# my new threads not shown



## broglet

I am getting the message *"There are no subscribed threads to display in this folder for this time period"* even though I have started new threads today


----------



## Agnès E.

Bonjour broglet,

I can't help you in that matter (I'm subscribedthreadly challenged, unfortunately), but I can give you a hint as for finding your own threads (or someone else's threads) pretty easily:

- click on your avatar in any of your posts, you will get your user profile
- there, click on _Find all threads started by broglet_




Edit: have you checked your options?



> Default Thread Subscription Mode
> When you post a new thread, or reply to a topic, you can choose to automatically add that thread to your list of subscribed threads, with the option to receive email notification of new replies to that thread.
> Thread Subscription Mode: Do not subscribe


 
That's my own one regarding subscription. I therefore never subscribe to any threads, mine included.


----------



## zaby

broglet said:


> I am getting the message *"There are no subscribed threads to display in this folder for this time period"* even though I have started new threads today


 
Do your threads appear when you click on View all Subscribed Threads (link located directly below the message you get)?

I've never fully understood which threads are actually shown in the _New Subscribed Threads_ window and what is meant by "for this time period"...


----------



## elroy

"New Subscribed Threads" are subscribed threads in which someone has posted recently.  A subscribed thread is one you have posted in or have manually chosen to subscribe to.

I have an idea about the "time period," but I'm not 100% sure so I'll let someone more informed explain.


----------



## broglet

Thanks everyone so far. 

zaby - yes, when I "view all subscribed threads", there they are.  It used to show 2 or 3 "recent" ones (indeed, what does that mean??) but now it shows none at all.


----------



## fenixpollo

"In this time period" means from the time you leave the forum (navigate away from it or close your browser window) to the time you return to it.  If, in that time period, no new posts have been added to the threads that you're subscribed to, then the User Control Panel shows no threads.  

In other words, the UCP only shows threads to which posts have been added since you last visited the forum.


----------



## elroy

fenixpollo said:


> In other words, the UCP only shows threads to which posts have been added since you last visited the forum.


 Ah, but if it were that simple I would have answered the first time. 

If you don't log on for a certain amount of time, some threads "expire" and no longer count as new. 

Again, I'm not sure, but I do know that if you log on for the first time in a week it's not going to show all threads that have been posted in during that time period.


----------



## fenixpollo

elroy said:


> Again, I'm not sure, but I do know that if you log on for the first time in a week it's not going to show all threads that have been posted in during that time period.

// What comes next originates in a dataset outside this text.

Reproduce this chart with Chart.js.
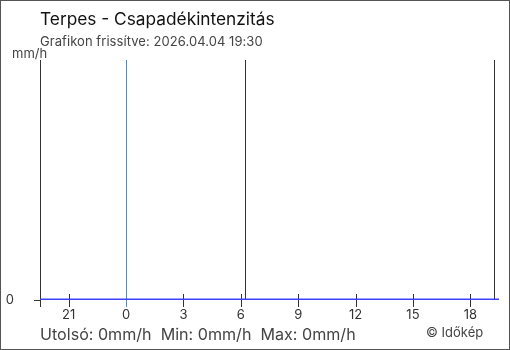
<!DOCTYPE html>
<html>
<head>
<meta charset="utf-8">
<script src="https://cdn.jsdelivr.net/npm/chart.js@4/dist/chart.umd.min.js"></script>
<style>
  body { margin: 0; background: #fff; }
  .wrap { position: relative; width: 510px; height: 350px; box-sizing: border-box; border: 1px solid #555; font-family: Inter, sans-serif; color: #222; }
  canvas { position: absolute; left: -1px; top: -1px; }
  .txt { position: absolute; white-space: nowrap; }
  .title { left: 39px; top: 7px; font-size: 17.3px; color: #111; }
  .sub { left: 39px; top: 32px; font-size: 13px; color: #444; letter-spacing: 0.06px; }
  .unit { left: 11px; top: 44px; font-size: 13px; color: #444; }
  .stats { left: 39px; top: 323px; font-size: 16.1px; color: #444; }
  .copy { left: 425px; top: 323px; font-size: 13px; color: #444; }
</style>
</head>
<body>
<div class="wrap">
  <canvas id="c" width="510" height="350"></canvas>
  <div class="txt title">Terpes - Csapadékintenzitás</div>
  <div class="txt sub">Grafikon frissítve: 2026.04.04 19:30</div>
  <div class="txt unit">mm/h</div>
  <div class="txt stats">Utolsó: 0mm/h&nbsp; Min: 0mm/h&nbsp; Max: 0mm/h</div>
  <div class="txt copy">© Időkép</div>
</div>
<script>
// hours counted from the previous day's midnight (24 = midnight)
const hours = [19.5, 20.5, 21.5, 22.5, 23.5, 24.5, 25.5, 26.5, 27.5, 28.5, 29.5, 30.5, 31.5,
  32.5, 33.5, 34.5, 35.5, 36.5, 37.5, 38.5, 39.5, 40.5, 41.5, 42.5, 43.5];
const rain = [0, 0, 0, 0, 0, 0, 0, 0, 0, 0, 0, 0, 0, 0, 0, 0, 0, 0, 0, 0, 0, 0, 0, 0, 0];
const xTicks = [21, 24, 27, 30, 33, 36, 39, 42];
const midnight = [24];
const sunMarks = [30.2, 43.25]; // sunrise, sunset

const markers = {
  id: 'markers',
  beforeDatasetsDraw(chart) {
    const { ctx, chartArea: a, scales: { x } } = chart;
    ctx.save();
    ctx.lineWidth = 1;
    // tick marks crossing the axis
    ctx.strokeStyle = '#333';
    xTicks.forEach(v => {
      const px = Math.round(x.getPixelForValue(v)) + 0.5;
      ctx.beginPath();
      ctx.moveTo(px, a.bottom - 6);
      ctx.lineTo(px, a.bottom + 7);
      ctx.stroke();
    });
    // y axis line + zero tick
    ctx.beginPath();
    ctx.moveTo(a.left + 0.5, a.top);
    ctx.lineTo(a.left + 0.5, a.bottom + 7);
    ctx.moveTo(a.left - 6, a.bottom + 0.5);
    ctx.lineTo(a.left, a.bottom + 0.5);
    ctx.stroke();
    sunMarks.forEach(v => {
      const px = Math.round(x.getPixelForValue(v)) + 0.5;
      ctx.beginPath();
      ctx.moveTo(px, a.top);
      ctx.lineTo(px, a.bottom);
      ctx.stroke();
    });
    ctx.strokeStyle = '#4a8cc4';
    midnight.forEach(v => {
      const px = Math.round(x.getPixelForValue(v)) + 0.5;
      ctx.beginPath();
      ctx.moveTo(px, a.top);
      ctx.lineTo(px, a.bottom + 7);
      ctx.stroke();
    });
    ctx.restore();
  }
};

new Chart(document.getElementById('c'), {
  type: 'line',
  data: {
    datasets: [{
      data: hours.map((h, i) => ({ x: h, y: rain[i] })),
      borderColor: '#4040ff',
      borderWidth: 3,
      pointRadius: 0,
      tension: 0
    }]
  },
  options: {
    responsive: false,
    animation: false,
    layout: { padding: { top: 60, right: 11, left: 0, bottom: 0 } },
    plugins: { legend: { display: false }, tooltip: { enabled: false } },
    scales: {
      x: {
        type: 'linear',
        min: 19.5,
        max: 43.5,
        afterBuildTicks: s => { s.ticks = xTicks.map(v => ({ value: v })); },
        afterFit: s => { s.height = 50; },
        grid: { display: false },
        border: { display: false },
        ticks: {
          autoSkip: false,
          maxRotation: 0,
          padding: -1,
          color: '#333',
          font: { family: 'Inter', size: 13 },
          callback: v => String(v % 24)
        }
      },
      y: {
        min: 0,
        max: 1,
        afterBuildTicks: s => { s.ticks = [{ value: 0 }]; },
        afterFit: s => { s.width = 40; },
        grid: { display: false },
        border: { display: false },
        ticks: {
          padding: 18,
          color: '#333',
          font: { family: 'Inter', size: 13 }
        }
      }
    }
  },
  plugins: [markers]
});
</script>
</body>
</html>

I didn't realize that, since my addiction has prevented me from such a lengthy absence from the forum.


----------



## Rayines

Hello: I think it doesn't matter if you're logged or not. After a (short) time, and if new messages haven't been written to the threads you're suscribed to, they disappear .


----------



## broglet

fenixpollo said:


> "In this time period" means from the time you leave the forum (navigate away from it or close your browser window) to the time you return to it. If, in that time period, no new posts have been added to the threads that you're subscribed to, then the User Control Panel shows no threads.
> 
> In other words, the UCP only shows threads to which posts have been added since you last visited the forum.


 
What it should say, then, is *There have been no additions to your subscribed threads since the last time you visited the site *

Interesting. Thanks for this. And also interesting what you say about addiction. Me too!!


----------



## geve

fenixpollo said:


> I didn't realize that, since my addiction has prevented me from such a lengthy absence from the forum.


You don't have to leave for very long! I logged off less than 8 hours ago and when I came back my UCP didn't display any threads, even though new posts had been made in three threads I'm subscribed to. 

I had noticed before that the UCP wasn't always reliable, so I always check the "subscribed threads" link now.


----------